I had every intention of racing NCCX #9 in Salisbury today, but decided it would be in my best interest not to. While I know I didn’t get a concussion from my wreck, the migraine and nausea don’t make for the best race-ready racer. That and the fact that I have no appetite and food is rather important for racing as well.

So lessons learned from Wilkesboro and Mars Hill:

  • Follow the training pan, it is worth it.
  • Get proper rest and don’t drink too much on race weekends.
  • Warm up right!
  • Work on getting over things in the way (avoid crashing and dying)
  • Even when it feels like you should quit, don’t. You’ll like yourself better.

NCCX #3: Winston Salem Cyclocross Race Report

Yikes, I kept meaning to tell all my stories about Raleigh, and then something would get in the way, and then I was out of town, and so on and so forth. So here I am at last!

North Carolina Cyclocross Race #3 was in  Winston Salem, hosted by Mock Orange Bikes and held at the Children’s Home. It’s been a couple years since I raced in WS, so the venue was new to me. This was my first NCCX race of the season! I missed the previous weekend’s season kick-off due to work. Sad face for Laura, so I was ready to race!

My friend Josh rode down with me. It’s always nice to have company on the longer rides. We arrived with just under two hours to my race start at 11:30am. The weather was gorgeous! Sun shining, slight breeze, still a little nip in the air. I received my series race number: 321! I love it when my numbers are consecutive in some way or have a pattern. Last year I was 345. This thing of starting the season a couple races in works out in that regard.

I’ve been feeling good on the bike. This is largely in part to having a real training plan from Hugh Moran, as well as the motivation to make the best out of my season. Of course, there are bad training days and I wish I had more training time, but having an intentional plan of riding and racing is what I need. I got a quick pre-ride in on the course. It was a great mix of grass and dirt, with a paved start and finish area. It also had a little of everything: wide corners, descents, punchy climbs, and a lot of off camber stuff. The mountain biker in me loves the off camber, so I was feeling good about the course.
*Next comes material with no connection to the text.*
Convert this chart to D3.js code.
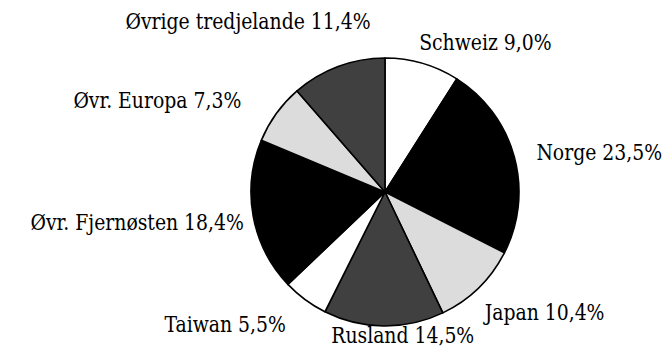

I had a great warm-up, and got to the start with plenty of time. This year NCCX has split the Pro1/2/3 field by creating a Master’s 2/3 35+ category that races at the same time. This reduces the Pro1/2/3 field, and makes it a lot faster! I didn’t make the mistake of my previous race, sitting solid on the second row since I didn’t have a call-up (call-ups are based on series points to date and I had zero.). The start was also paved and on a slight decline into the finish area before climbing up and into the grassy section. I had a great start and was in 8th or 9th going into the first turn. I lost a couple of places but settled in on the wheel in front of me. From then on it was pretty intense! I worked really hard to hang on to Genisis’s wheel, and managed to pass her at a couple points, but she always caught back on and would pass me again. This went on for the first few laps. However, my little bit of advantage came from the massive “run-up” that I was able to ride every time. I finally was able to start building a gap, but even then I was terrified that I wouldn’t be able to maintain it on the grassy flat sections. We know how much I love grassy flat sections, which ends up to be not very much at all. But these areas all had some sort of descent going into them, allowing me to really build up my speed and keep a good pace through them. The corners were also wide, which helped me out tremendously. The end result was 9th out of 13. I will take that, thank you! It was hard, but I raced smart, I raced hard, and most importantly, I had a race I am proud of!

This weekend will find me in Durham repping Beer City Bicycles for the next NCCX race, followed by some time in Raleigh for work. Did someone say rest week?